Jordan's King Abdullah Wednesday met with U.S. lawmakers ahead of his meeting with President Bush at the White House.
Emerging from a meeting with members of the Senate Foreign Relations Committee, King Abdullah expressed hope that progress could be made toward reaching a cease-fire and resuming peace talks between the Israelis and Palestinians.
King Abdullah told reporters he believes Palestinian Authority leader Yasser Arafat is still relevant to the peace process. "Simply from the fact that he is the symbol and the representation of the Palestinian people, he is relevant," he said.

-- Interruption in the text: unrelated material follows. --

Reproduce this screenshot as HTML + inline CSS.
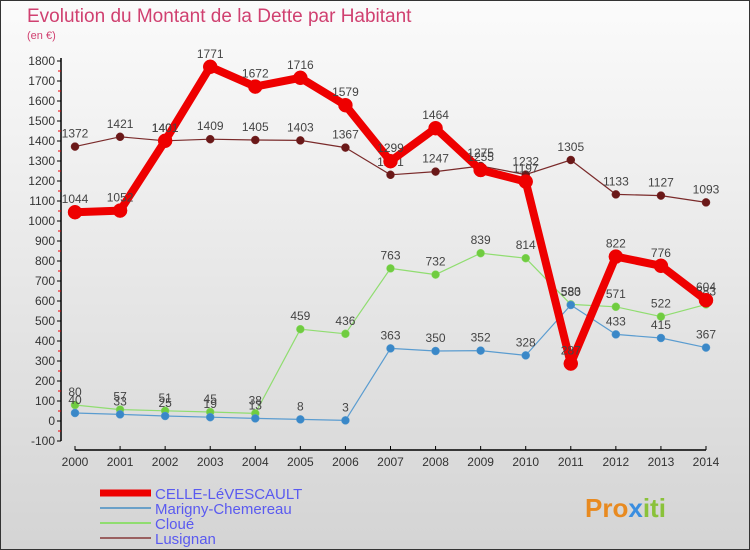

But when asked whether Mr. Arafat should be part of peace negotiations, King Abdullah said that was for the Palestinian people to decide.
A day earlier, President Bush met with Israeli Prime Minister Ariel Sharon but declined to insist the Israeli leader work with Mr. Arafat, whom Mr. Sharon says is an enemy.
King Abdullah's visit comes less than a week after the House and Senate overwhelmingly voted for a non-binding resolution expressing support for Israel's military offensive in the Palestinian territories and condemnation for the Palestinians in the wake of recent suicide bombings.
The Jordanian monarch offered a diplomatic response when he was asked about the resolution.
"I think all of us need to stand together to support peace, that is what it is all about, a future for the Palestinians and a future for the Israelis, a Palestinian state, a viable one, and an end to occupation, and at the same time, security and prosperity for the Israelis," he said.
Meanwhile, Foreign Relations Committee chairman Joe Biden, a Democrat from Delaware, underscored what he said was King Abdullah's emphasis on the role the Arab world can play in the peace process.
"I am so appreciative of his Majesty's initiative in insisting that all of us, the United States as well as the Saudis, as well as the Egyptians, as well as the rest of the Arab world shoulder their responsibilities of being in on the deal," he said.
Mr. Biden thanked King Abdullah for Jordan's help in the U.S.-led war on terrorism, and he pledged to work for Congressional passage of additional U.S. aid to Jordan this year.